Только стонал и ревел широкий Днепр не от бури, как у Тараса Шевченко, а от немецких бомб и снарядов, безжалостно кромсавших людей и плоты.
Легко ль сказать, что «полегли»,
Про их расчёт артиллерийский?
Один добрался до земли,
Где можно лечь под обелиски…
И нет у памяти конца
О тех, кто сгинул без ответа.
Над изголовием отца
Не их ли тени до рассвета?
Хороши, плохи ли эти рифмованные строчки, но в них правда – правда моего поколения, чьи отцы живыми вернулись с войны.
«С отцом я вместе выполз, выжил.
А то в каких бы жил мирах,
Когда бы снайпер батьку выждал
В чехословацких клеверах?»
Так написал когда-то мой друг Николай Дмитриев. Замени в этих строках «чехословацких» – на «румынских», и я с полным правом сказал бы, что писаны они о моём отце. Только снайпер его таки выждал, и День Победы батя встретил, лежа на животе, – из поясницы хирурги вынули пулю, которая, к счастью, не стала роковой.
Он не был героем. Просто, как все, честно тянул солдатскую лямку. Три года войны, потом ещё тридцать лет кадровой службы. Армия стала сутью и смыслом его жизни. Война догнала отца, когда он демобилизовался и вернулся в родную Астрахань. Былые раны и контузии мёртвой хваткой вцепились в тело, в котором закончился строевой завод. Но каждый День Победы отец словно брал увольнительную у своих мучителей – выходил на люди с орденами и медалями.

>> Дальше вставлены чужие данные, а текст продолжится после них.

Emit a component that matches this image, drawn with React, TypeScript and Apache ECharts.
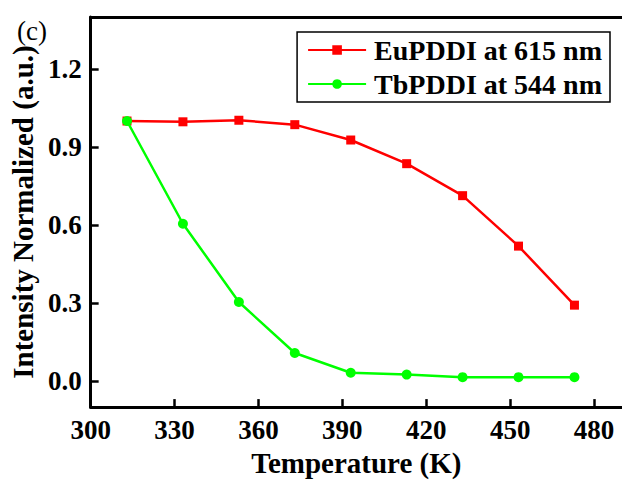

Человеческая память избирательна и прихотлива. Я встречал с батей все отпущенные ему святые дни. Но ярче всего – детское воспоминание. Праздновали двадцатилетие Победы. Был один из тех уютных, тихих, пронизанных насквозь майским солнцем украинских дней, которые воспел великий Кобзарь:
«Садок вишнэвий коло хати,
Хрущi над вишнями гудуть…»
Как любил повторять эти волшебные строки дядя Володя Мудрый! Вот он – «щiрий украiнэць» – сидит в обнимку с моим «кацапистым» отцом, а плечом к плечу с ними – полутатарин-полуузбек Бакиев и белорус Гуринович с дородной супружницей тётей Клавдей. Никогда не забыть мне её колыбельную, древнюю, как полесские болота. Может, там, за непролазными трясинами, на партизанском острове, от матери слышала она этот нехитрый напев:
«Не хадзи, коцю, па лауцы –
Буду бици на лапцы…»
Но то потом, вечером после застолья, будет тётя Клавдя баюкать этими словами Светку – меньшую сеструху моего неразлучного сябра Ваньти. А сейчас вместе с молодой и красивой – Боже, какой молодой и красивой! – моей мамой тянет-приголашивает:
«Что стоишь, качаясь,
Тонкая рябина…»
И подпевают, обнявшись, наши отцы-фронтовики, сорокалетние старшины-сверхсрочники – сильные, добрые, надёжные. А нашей босоногой команде светло и радостно, и почему-то от сладкого майского ветерка наворачиваются слёзы…
Вот это и есть моя Россия. Отвоёванная у недругов, населённая друзьями, омытая чистыми детскими слезами Вечная, как День Победы.